*GIVEN EXERCISE*. Restate the data exactly as given and keep the pictures out.

◆ ◆ ◆ ◆ ◆

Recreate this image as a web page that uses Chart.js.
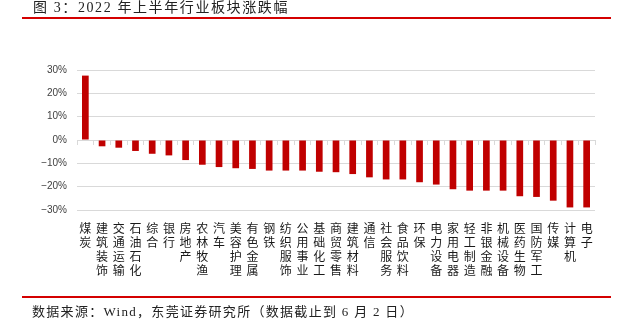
<!DOCTYPE html>
<html>
<head>
<meta charset="utf-8">
<script src="https://cdn.jsdelivr.net/npm/chart.js@4"></script>
<style>
  html, body { margin: 0; padding: 0; background: #fff; }
  #wrap { position: relative; width: 629px; height: 327px; overflow: hidden; }
  #chart { position: absolute; left: 0; top: 0; }
  .title {
    position: absolute; left: 33px; top: -4px;
    font: 14px "Liberation Serif", "Noto Sans CJK SC", serif;
    letter-spacing: 1.6px; color: #222; white-space: nowrap;
  }
  .rule { position: absolute; left: 22px; width: 589px; height: 2px; background: #d40000; }
  .source {
    position: absolute; left: 32px; top: 301px;
    font: 13px "Liberation Serif", "Noto Sans CJK SC", serif;
    letter-spacing: 1.3px; color: #222; white-space: nowrap;
  }
</style>
</head>
<body>
<div id="wrap">
  <canvas id="chart" width="629" height="327"></canvas>
  <div class="title">图 3：2022 年上半年行业板块涨跌幅</div>
  <div class="rule" style="top:17px"></div>
  <div class="rule" style="top:296px"></div>
  <div class="source">数据来源：Wind，东莞证券研究所（数据截止到 6 月 2 日）</div>
</div>
<script>
// Sector names, in order of first-half performance
const categories = [
  "煤炭", "建筑装饰", "交通运输", "石油石化", "综合", "银行", "房地产", "农林牧渔",
  "汽车", "美容护理", "有色金属", "钢铁", "纺织服饰", "公用事业", "基础化工", "商贸零售",
  "建筑材料", "通信", "社会服务", "食品饮料", "环保", "电力设备", "家用电器", "轻工制造",
  "非银金融", "机械设备", "医药生物", "国防军工", "传媒", "计算机", "电子"
];

// Price change over the half year, in percent
const changePct = [
  27.6, -2.7, -3.3, -4.7, -5.9, -6.6, -8.6, -10.6,
  -11.6, -12.1, -12.4, -13.1, -13.1, -13.1, -13.6, -13.8,
  -14.6, -16.0, -16.9, -16.9, -18.1, -19.1, -21.1, -21.7,
  -21.7, -21.7, -24.1, -24.4, -26.0, -28.9, -28.9
];

// Y axis range and tick spacing (percent)
const yTicks = { min: -30, max: 30, step: 10 };

// Names are written top to bottom, one character per line
const stackedLabels = categories.map(name => Array.from(name));

const gridGray = "#d9d9d9";

new Chart(document.getElementById("chart"), {
  type: "bar",
  data: {
    labels: stackedLabels,
    datasets: [{
      data: changePct,
      backgroundColor: "#c00000",
      borderWidth: 0,
      barPercentage: 0.4,
      categoryPercentage: 1.0
    }]
  },
  options: {
    responsive: false,
    animation: false,
    events: [],
    layout: { padding: { top: 70, right: 34, left: 0, bottom: 0 } },
    plugins: { legend: { display: false }, tooltip: { enabled: false } },
    scales: {
      x: {
        position: "bottom",
        grid: { display: false, drawTicks: false },
        border: { display: false },
        ticks: {
          autoSkip: false,
          maxRotation: 0,
          minRotation: 0,
          padding: 11,
          color: "#1a1a1a",
          font: { family: "'Noto Sans CJK SC', sans-serif", size: 12, lineHeight: 1.17 }
        },
        afterFit: scale => { scale.height = 117; }
      },
      // Zero baseline with short tick marks between the sectors
      x0: {
        type: "category",
        position: { y: 0 },
        offset: true,
        grid: {
          offset: true,
          drawOnChartArea: false,
          drawTicks: true,
          tickLength: 4,
          color: gridGray,
          lineWidth: 1
        },
        border: { display: true, color: gridGray, width: 1 },
        ticks: { display: false }
      },
      y: {
        min: yTicks.min,
        max: yTicks.max,
        ticks: {
          stepSize: yTicks.step,
          padding: 10,
          color: "#404040",
          font: { family: "'Liberation Sans', Arial, sans-serif", size: 10 },
          callback: v => (v < 0 ? "\u2212" + Math.abs(v) : v) + "%"
        },
        grid: { color: gridGray, lineWidth: 1, drawTicks: false },
        border: { display: false },
        afterFit: scale => { scale.width = 77; }
      }
    }
  }
});
</script>
</body>
</html>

◆ ◆ ◆ ◆ ◆

*SOLUTION TO THIS EXERCISE*.
Recreate this image as a web page that uses Chart.js.
<!DOCTYPE html>
<html>
<head>
<meta charset="utf-8">
<script src="https://cdn.jsdelivr.net/npm/chart.js@4"></script>
<style>
  html, body { margin: 0; padding: 0; background: #fff; }
  #wrap { position: relative; width: 629px; height: 327px; overflow: hidden; }
  #chart { position: absolute; left: 0; top: 0; }
  .title {
    position: absolute; left: 33px; top: -4px;
    font: 14px "Liberation Serif", "Noto Sans CJK SC", serif;
    letter-spacing: 1.6px; color: #222; white-space: nowrap;
  }
  .rule { position: absolute; left: 22px; width: 589px; height: 2px; background: #d40000; }
  .source {
    position: absolute; left: 32px; top: 301px;
    font: 13px "Liberation Serif", "Noto Sans CJK SC", serif;
    letter-spacing: 1.3px; color: #222; white-space: nowrap;
  }
</style>
</head>
<body>
<div id="wrap">
  <canvas id="chart" width="629" height="327"></canvas>
  <div class="title">图 3：2022 年上半年行业板块涨跌幅</div>
  <div class="rule" style="top:17px"></div>
  <div class="rule" style="top:296px"></div>
  <div class="source">数据来源：Wind，东莞证券研究所（数据截止到 6 月 2 日）</div>
</div>
<script>
// Sector names, in order of first-half performance
const categories = [
  "煤炭", "建筑装饰", "交通运输", "石油石化", "综合", "银行", "房地产", "农林牧渔",
  "汽车", "美容护理", "有色金属", "钢铁", "纺织服饰", "公用事业", "基础化工", "商贸零售",
  "建筑材料", "通信", "社会服务", "食品饮料", "环保", "电力设备", "家用电器", "轻工制造",
  "非银金融", "机械设备", "医药生物", "国防军工", "传媒", "计算机", "电子"
];

// Price change over the half year, in percent
const changePct = [
  27.6, -2.7, -3.3, -4.7, -5.9, -6.6, -8.6, -10.6,
  -11.6, -12.1, -12.4, -13.1, -13.1, -13.1, -13.6, -13.8,
  -14.6, -16.0, -16.9, -16.9, -18.1, -19.1, -21.1, -21.7,
  -21.7, -21.7, -24.1, -24.4, -26.0, -28.9, -28.9
];

// Y axis range and tick spacing (percent)
const yTicks = { min: -30, max: 30, step: 10 };

// Names are written top to bottom, one character per line
const stackedLabels = categories.map(name => Array.from(name));

const gridGray = "#d9d9d9";

new Chart(document.getElementById("chart"), {
  type: "bar",
  data: {
    labels: stackedLabels,
    datasets: [{
      data: changePct,
      backgroundColor: "#c00000",
      borderWidth: 0,
      barPercentage: 0.4,
      categoryPercentage: 1.0
    }]
  },
  options: {
    responsive: false,
    animation: false,
    events: [],
    layout: { padding: { top: 70, right: 34, left: 0, bottom: 0 } },
    plugins: { legend: { display: false }, tooltip: { enabled: false } },
    scales: {
      x: {
        position: "bottom",
        grid: { display: false, drawTicks: false },
        border: { display: false },
        ticks: {
          autoSkip: false,
          maxRotation: 0,
          minRotation: 0,
          padding: 11,
          color: "#1a1a1a",
          font: { family: "'Noto Sans CJK SC', sans-serif", size: 12, lineHeight: 1.17 }
        },
        afterFit: scale => { scale.height = 117; }
      },
      // Zero baseline with short tick marks between the sectors
      x0: {
        type: "category",
        position: { y: 0 },
        offset: true,
        grid: {
          offset: true,
          drawOnChartArea: false,
          drawTicks: true,
          tickLength: 4,
          color: gridGray,
          lineWidth: 1
        },
        border: { display: true, color: gridGray, width: 1 },
        ticks: { display: false }
      },
      y: {
        min: yTicks.min,
        max: yTicks.max,
        ticks: {
          stepSize: yTicks.step,
          padding: 10,
          color: "#404040",
          font: { family: "'Liberation Sans', Arial, sans-serif", size: 10 },
          callback: v => (v < 0 ? "\u2212" + Math.abs(v) : v) + "%"
        },
        grid: { color: gridGray, lineWidth: 1, drawTicks: false },
        border: { display: false },
        afterFit: scale => { scale.width = 77; }
      }
    }
  }
});
</script>
</body>
</html>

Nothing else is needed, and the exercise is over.